JABARSATU.COM – Ketua Umum Majelis Ulama Indonesia (MUI) Din Syamsuddin mengungkapkan penetapan awal Ramadan di tahun ini tidak akan ada perbedaan. Berdasarkan prediksi, awal Ramadandiperkirakan jatuh pada 18 Juni.
“Insya Allah tahun ini tidak ada perbedaan (awal puasa) karena yang menggunakan pendekatan hisab perhitungan memang sejak jauh hari memprediksi dan sudah diprediksi bahwa ijtima yang terjadi tanggal 16 Juni itu setelah matahari terbenam. Maka tak bisa dikatakan 16 juni malam itu awal ramadan sehingga 17 Juni itulah awal kita sholat tarawih dan kita mulai berpuasa pada tanggal 18 Juni,” kata Din di Gedung Sate, Rabu (3/6).
Din mengungkapkan besar kemungkinan penetapan awal Ramadan dan Idul Fitri di Indonesia tidak akan ada perbedaan sampai tahun 2023.
“Besar kemungkinan dengan pendekatan ruqyat, dengan melihat agar tak ada masalah karena derajatnya tinggi. Maka Insya Allah (awalRamadan) sama begitupun Lebarannya sama pada 17 Juli dan Insya Allah sampai 2023 keliatannya sama nih,” ujarnya.
Jikapun terjadi perbedaan, Din mengungkapkan pihaknya telah melakukan pendekatan terkait metode penetapan awal Ramadan. Metode tersebut, katanya, melalui ruqyat dengan mata kepala maupun ruqyat dengan mata akal pikiran.
Pemerintah pun, kata Din, telah melakukan koordinasi terkait penetapan awal Ramadan ini.
“Menteri Agama dan ulama sudah berkoordinasi, berkomunikasi. Ulama Muhammadiyah sudah bertemu dengan ulama NU begitupun sebaliknya walaupun belum ada kesepakatan,” ujarnya.
Din mengungkapkan penetapan awal Ramadan yang sering berbeda memang merupakan masalah. Menurutnya, masing-masing pihak memiliki dasar agama yang sama-sama kuat.

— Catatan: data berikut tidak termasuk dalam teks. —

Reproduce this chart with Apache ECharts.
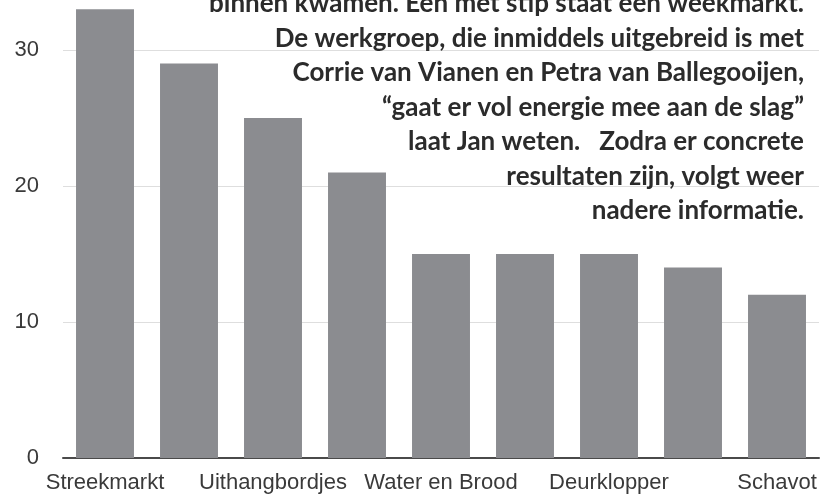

“Kalau kapan kelahiran Nabi, kapan satu Muharam kan gak ada masalah. Tapi kapan mulai Ramadan, bagi yang sudah yakin Ramadandatang berpuasalah yang sudah yakin Ramadan habis maka berbukalah. Ini masalahnya kan gak diada-adakan tapi memang ada dasar agamanya, ada dua hadis berbeda, ada unsur ibadat,” ujarnya. (JBS/TRB)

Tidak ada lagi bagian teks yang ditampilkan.